After the success of Andorra, Snaith was concerned he'd be pigeonholed as a bell-bottomed nostalgic. Personally, he'd always enjoyed dissecting music and felt that perhaps Andorra's lilting, harmony-enriched, electronics-infused pop was too easy to unlock. So he sought to "find my own voice, that isn't in response to another kind of music, but a collection of sounds and aesthetic production qualities of my own."
That intent and a variety of new professional occurrences coalesced into Snaith's new album, Swim, a surprisingly funky, otherwordly dance-inspired blend. It germinated out of an increased presence in the DJ booth and more frequent trips down to the local dance club, where Hebden and other friends were spinning. It was abetted by his recent embrace of Ableton Live, a nearly limitless track-manipulating software program that replaced his antiquated Acid, opening up a wealth of new sonic possibilities.

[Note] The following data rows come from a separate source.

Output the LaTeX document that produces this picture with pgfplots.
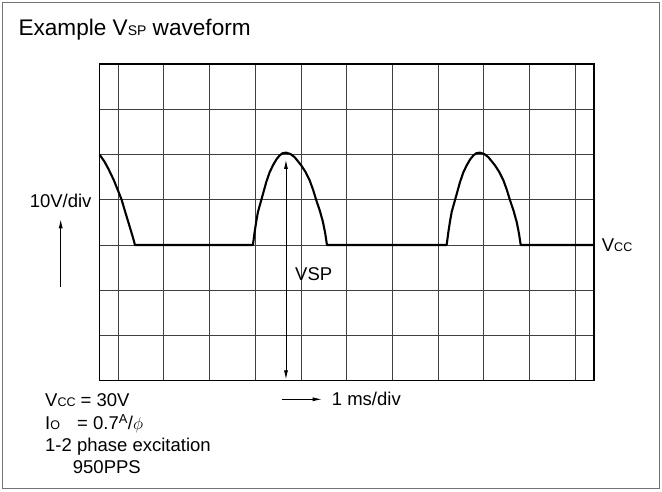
\documentclass[border=0pt]{standalone}
\usepackage{pgfplots}
\pgfplotsset{compat=1.18}
\usepackage{fontspec}
\setmainfont{Liberation Sans}
\usetikzlibrary{arrows.meta}
\newcommand{\lab}{\fontsize{18.5}{20}\selectfont}
\newcommand{\sm}[1]{{\fontsize{12.5}{12}\selectfont #1}}
\newcommand{\smt}[1]{{\fontsize{14}{14}\selectfont #1}}
\begin{document}
\begin{tikzpicture}[x=1pt,y=1pt]
\path[use as bounding box] (0,0) rectangle (662,491);
\draw[line width=1.3pt, black!55] (2.5,2.5) rectangle (659.5,488.5);
\begin{axis}[
  at={(99.5pt,110.3pt)}, anchor=south west,
  scale only axis, width=494.5pt, height=316.7pt,
  xmin=-0.41, xmax=10.41, ymin=0, ymax=7,
  xtick={0,...,10}, ytick={0,...,7},
  xticklabels={}, yticklabels={},
  major tick length=0pt,
  grid=major,
  grid style={line width=0.9pt, black!75},
  axis line style={line width=1.2pt, black},
  clip=false,
]
\addplot[black, line width=2.1pt, line join=round] coordinates {
(-0.41,5.00) (-0.30,4.84) (-0.219,4.69) (-0.10,4.44) (0,4.19) (0.074,4.00)
(0.15,3.74) (0.219,3.51) (0.306,3.22) (0.340,3.10) (0.365,3.00)
(2.947,3.00) (2.985,3.29) (3.02,3.52) (3.057,3.73) (3.129,3.99) (3.239,4.39)
(3.31,4.60) (3.385,4.76) (3.46,4.89) (3.532,4.98) (3.60,5.03) (3.676,5.04)
(3.77,5.01) (3.860,4.94) (4.004,4.76) (4.10,4.61) (4.188,4.43) (4.26,4.23)
(4.333,3.99) (4.41,3.76) (4.479,3.51) (4.53,3.25) (4.567,3.00)
(7.186,3.00) (7.224,3.29) (7.259,3.52) (7.296,3.73) (7.368,3.99) (7.478,4.39)
(7.549,4.60) (7.624,4.76) (7.699,4.89) (7.771,4.98) (7.839,5.03) (7.915,5.04)
(8.009,5.01) (8.099,4.94) (8.243,4.76) (8.339,4.61) (8.427,4.43) (8.499,4.23)
(8.572,3.99) (8.649,3.76) (8.718,3.51) (8.769,3.25) (8.806,3.00)
(10.41,3.00)
};
\draw[line width=0.8pt, {Latex[length=9pt,width=4pt]}-{Latex[length=9pt,width=4pt]}]
  (axis cs:3.67,4.88) -- (axis cs:3.67,0.03);
\end{axis}
\node[anchor=base west, inner sep=0pt, font=\fontsize{22.6}{24}\selectfont] at (18.3,455) {Example V\smt{SP} waveform};
\node[anchor=base east, inner sep=0pt, font=\lab] at (91.7,283.7) {10V/div};
\draw[line width=0.8pt, -{Latex[length=9pt,width=4pt]}] (60.7,204.3) -- (60.7,271.7);
\node[anchor=base west, inner sep=0pt, font=\lab] at (295,211) {VSP};
\node[anchor=base west, inner sep=0pt, font=\lab] at (601.7,239.3) {V\sm{CC}};
\draw[line width=0.8pt, -{Latex[length=9pt,width=4pt]}] (281.7,91.7) -- (321.7,91.7);
\node[anchor=base west, inner sep=0pt, font=\lab] at (331.7,86) {1 ms/div};
\node[anchor=base west, inner sep=0pt, font=\lab] at (45,85) {V\sm{CC} = 30V};
\node[anchor=base west, inner sep=0pt, font=\lab] at (45,61.7) {I\sm{O}};
\node[anchor=base west, inner sep=0pt, font=\lab] at (77,61.7) {= 0.7\textsuperscript{A}/$\phi$};
\node[anchor=base west, inner sep=0pt, font=\lab] at (45,39.3) {1-2 phase excitation};
\node[anchor=base west, inner sep=0pt, font=\lab] at (72.7,17.7) {950PPS};
\end{tikzpicture}
\end{document}
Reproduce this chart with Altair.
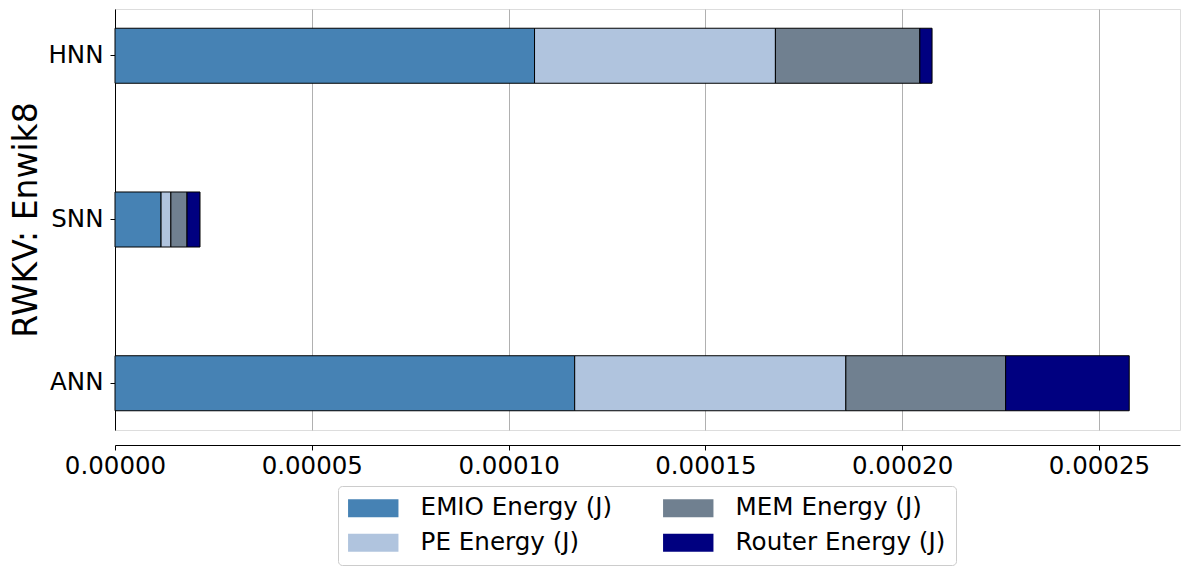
import altair as alt
import pandas as pd

models = ["HNN", "SNN", "ANN"]
components = ["EMIO Energy (J)", "PE Energy (J)", "MEM Energy (J)", "Router Energy (J)"]
emio = [106.6e-6, 11.7e-6, 116.8e-6]
pe = [61.2e-6, 2.5e-6, 68.9e-6]
mem = [36.7e-6, 4.1e-6, 40.6e-6]
router = [3.1e-6, 3.3e-6, 31.4e-6]
colors = ["#4682b4", "#b0c4de", "#708090", "#000080"]
x_ticks = [0.0, 0.00005, 0.0001, 0.00015, 0.0002, 0.00025]

rows = []
for i, m in enumerate(models):
    for k, (comp, vals) in enumerate(zip(components, [emio, pe, mem, router])):
        rows.append({"model": m, "component": comp, "value": vals[i], "order": k})
df = pd.DataFrame(rows)

FONT = "DejaVu Sans"

chart = alt.Chart(df).mark_bar(stroke="black", strokeWidth=1).encode(
    x=alt.X("value:Q", stack="zero",
            scale=alt.Scale(domain=[0, 0.0002706], nice=False, zero=True),
            axis=alt.Axis(title=None, values=x_ticks, format=".5f", grid=True,
                          gridColor="#b0b0b0", gridWidth=1, offset=15,
                          domainColor="black", tickColor="black", tickSize=5,
                          labelFontSize=24.5, labelFont=FONT, labelColor="black",
                          labelPadding=4, labelFlush=False)),
    y=alt.Y("model:N", sort=models,
            scale=alt.Scale(paddingInner=0.664, paddingOuter=0.1175),
            axis=alt.Axis(title="RWKV: Enwik8", titleFontSize=33, titleFont=FONT,
                          titleFontWeight="normal", titleColor="black",
                          titleAngle=270, titleX=-89, titleY=210.5,
                          titleAlign="center", titleBaseline="middle",
                          domainColor="black", tickColor="black", tickSize=5,
                          labelFontSize=24.5, labelFont=FONT, labelColor="black",
                          labelPadding=7, grid=False)),
    color=alt.Color("component:N",
                    scale=alt.Scale(domain=components, range=colors),
                    legend=alt.Legend(title=None, orient="none", legendX=223, legendY=477,
                                      columns=2, columnPadding=50, rowPadding=9.5,
                                      symbolType="M-1.36,-1L4.24,-1L4.24,1L-1.36,1Z",
                                      symbolSize=324, symbolStrokeWidth=0,
                                      symbolOpacity=1,
                                      labelFontSize=24.6, labelFont=FONT, labelColor="black",
                                      labelOffset=48, labelLimit=0, padding=10,
                                      strokeColor="#cccccc", cornerRadius=4,
                                      fillColor="white")),
    order=alt.Order("order:Q"),
).properties(
    width=1065, height=421,
    autosize=alt.AutoSizeParams(type="none"),
    padding={"left": 107, "top": 1, "right": 1, "bottom": 137},
).configure_view(stroke=None).configure(background="white")

chart.save("out.html", embed_options={"renderer": "svg", "actions": False})
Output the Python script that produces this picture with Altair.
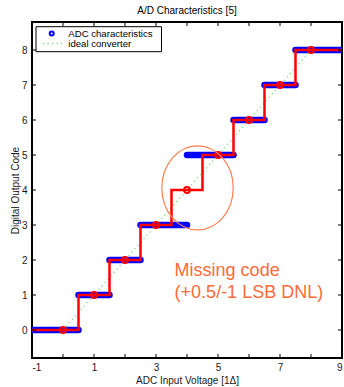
import altair as alt
import pandas as pd

# ADC transfer characteristic: output code and the input range that maps to it
adc_code = [0, 1, 2, 3, 5, 6, 7, 8]
adc_start = [-1.0, 0.5, 1.5, 2.5, 4.0, 5.5, 6.5, 7.5]
adc_end = [0.5, 1.5, 2.5, 4.0, 5.5, 6.5, 7.5, 9.0]

# Ideal staircase (transition points) and its code centres
ideal_step_x = [-1.0, 0.5, 1.5, 2.5, 3.5, 4.5, 5.5, 6.5, 7.5, 9.0]
ideal_step_y = [0, 1, 2, 3, 4, 5, 6, 7, 8, 8]
ideal_centre = [0, 1, 2, 3, 4, 5, 6, 7, 8]

# Ideal (infinite resolution) converter line
ideal_line_x = [0.0, 8.0]
ideal_line_y = [0.0, 8.0]

# Tick values
x_ticks = [-1, 0, 1, 2, 3, 4, 5, 6, 7, 8, 9]
y_ticks = [0, 1, 2, 3, 4, 5, 6, 7, 8]

# Annotation: highlighted region and note
mark_x = [4.34]
mark_y = [4.06]
note_lines = ["Missing code", "(+0.5/-1 LSB DNL)"]
note_x = [3.6, 3.6]
note_y = [1.69, 1.05]

W, H = 310, 336
FONT = "Liberation Sans"
CORAL = "#ff6a3a"
MINUS_FIX = "replace(datum.label, '\u2212', '-')"

xs = alt.Scale(domain=[-1, 9], nice=False, zero=False)
ys = alt.Scale(domain=[-0.8, 8.8], nice=False, zero=False)

adc_df = pd.DataFrame({"code": adc_code, "start": adc_start, "end": adc_end})
step_df = pd.DataFrame({"x": ideal_step_x, "y": ideal_step_y})
centre_df = pd.DataFrame({"x": ideal_centre, "y": ideal_centre})
line_df = pd.DataFrame({"x": ideal_line_x, "y": ideal_line_y})
mark_df = pd.DataFrame({"x": mark_x, "y": mark_y})
note_df = pd.DataFrame({"t": note_lines, "x": note_x, "y": note_y})
xt_df = pd.DataFrame({"v": x_ticks})
yt_df = pd.DataFrame({"v": y_ticks})

x_axis = alt.Axis(values=x_ticks, title="ADC Input Voltage  [1\u0394]", domain=False,
                  ticks=False, tickSize=0, grid=False, labelPadding=4,
                  labelExpr=MINUS_FIX,
                  titleBaseline="middle", titleX=W / 2, titleY=22)
y_axis = alt.Axis(values=y_ticks, title="Digital Output Code", domain=False,
                  ticks=False, tickSize=0, grid=False, labelPadding=5,
                  titleBaseline="middle", titleX=-17, titleY=168)

# Blue band: ADC characteristic
adc = alt.Chart(adc_df).mark_rule(
    color="#0000ff", strokeWidth=6.5, strokeCap="round", clip=True
).encode(
    x=alt.X("start:Q", scale=xs, axis=x_axis),
    x2="end:Q",
    y=alt.Y("code:Q", scale=ys, axis=y_axis),
)

# Dotted ideal converter line
ideal_line = alt.Chart(line_df).mark_line(
    color="#7fe07f", strokeWidth=1.3, strokeDash=[1.3, 3.2]
).encode(x=alt.X("x:Q", scale=xs), y=alt.Y("y:Q", scale=ys))

# Red ideal staircase
steps = alt.Chart(step_df).mark_line(
    color="#ff0000", strokeWidth=2.5, interpolate="step-after", clip=True
).encode(x=alt.X("x:Q", scale=xs), y=alt.Y("y:Q", scale=ys))

centres = alt.Chart(centre_df).mark_point(
    color="#ff0000", filled=False, size=34, strokeWidth=2, opacity=1
).encode(x=alt.X("x:Q", scale=xs), y=alt.Y("y:Q", scale=ys))

# Highlight ellipse drawn as a custom symbol
ellipse = alt.Chart(mark_df).mark_point(
    shape="M -0.85 0 A 0.85 1 0 1 0 0.85 0 A 0.85 1 0 1 0 -0.85 0 Z",
    size=7056, filled=False, stroke="#ff7f50", strokeWidth=1.2, opacity=1
).encode(x=alt.X("x:Q", scale=xs), y=alt.Y("y:Q", scale=ys))

note = alt.Chart(note_df).mark_text(
    color=CORAL, fontSize=18, font=FONT, align="left", baseline="middle"
).encode(x=alt.X("x:Q", scale=xs), y=alt.Y("y:Q", scale=ys), text="t:N")

# Inward ticks on all four sides
tick_style = dict(color="black", strokeWidth=1)
t_bottom = alt.Chart(xt_df).mark_rule(**tick_style).encode(
    x=alt.X("v:Q", scale=xs), y=alt.value(H), y2=alt.value(H - 4))
t_top = alt.Chart(xt_df).mark_rule(**tick_style).encode(
    x=alt.X("v:Q", scale=xs), y=alt.value(0), y2=alt.value(4))
t_left = alt.Chart(yt_df).mark_rule(**tick_style).encode(
    y=alt.Y("v:Q", scale=ys), x=alt.value(0), x2=alt.value(4))
t_right = alt.Chart(yt_df).mark_rule(**tick_style).encode(
    y=alt.Y("v:Q", scale=ys), x=alt.value(W), x2=alt.value(W - 4))

# Legend box
leg_box = alt.Chart(pd.DataFrame({"k": [0]})).mark_rect(
    fill="white", stroke="black", strokeWidth=1
).encode(x=alt.value(4), x2=alt.value(129.5), y=alt.value(4.7), y2=alt.value(29.7))
leg_sym = alt.Chart(pd.DataFrame({"k": [0]})).mark_point(
    color="#0000ff", filled=False, size=16, strokeWidth=2, opacity=1
).encode(x=alt.value(19.7), y=alt.value(11.5))
leg_dots = alt.Chart(pd.DataFrame({"k": [0]})).mark_rule(
    color="#7fe07f", strokeWidth=1.3, strokeDash=[1.3, 3.2]
).encode(x=alt.value(11), x2=alt.value(30), y=alt.value(21.5))
leg_text = alt.Chart(pd.DataFrame({
    "t": ["ADC characteristics", "ideal converter"], "py": [11.8, 21.6]
})).mark_text(
    align="left", baseline="middle", fontSize=9.6, font=FONT, color="black"
).encode(x=alt.value(36.3), y=alt.Y("py:Q", scale=None), text="t:N")

chart = alt.layer(
    adc, ideal_line, steps, centres, ellipse, note,
    t_bottom, t_top, t_left, t_right,
    leg_box, leg_sym, leg_dots, leg_text,
).properties(
    width=W, height=H,
    title=alt.Title("A/D Characteristics [5]", fontSize=10, font=FONT,
                    fontWeight="normal", color="black", offset=6, anchor="middle"),
    autosize=alt.AutoSizeParams(type="none"),
    padding={"left": 32, "top": 22, "right": 2, "bottom": 29},
).configure_view(
    stroke="black", strokeWidth=2
).configure_axis(
    labelFont=FONT, labelFontSize=10, labelColor="#1a1a1a",
    titleFont=FONT, titleFontSize=10, titleFontWeight="normal", titleColor="#1a1a1a",
)

chart.save("out.html", embed_options={"renderer": "svg", "actions": False})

He recorded some tracks with a horn section after a couple of concerts with a 15-piece band, overlaying his bustling electro-pop on songs like "Kaili" with a late-'60s free-jazz element that's "always been a bedrock of my music taste." Lyrics, which were previously an afterthought, became more personal and central to the idea and execution of individual tracks. Snaith also took his bedroom roughs into a studio to be mixed, adding depth and size to the sound while involving outside individuals (engineer David French and Junior Boys musician Jeremy Greenspan) in the final process for the first time.
Though concerned that fans of Andorra might be confused and alienated by the new album's approach (which isn't too far removed from efforts prior to his breakthrough release), he felt compelled to follow his muse and remain steadfast to his musical ethos.
"It'd be unfortunate if nobody liked it, but I feel like I have to release the music that I'm most excited about making," he says. "It seems to have turned out quite to the contrary. I expected more people to be confused by this record than seem to be. They're happy, and the response has been really great."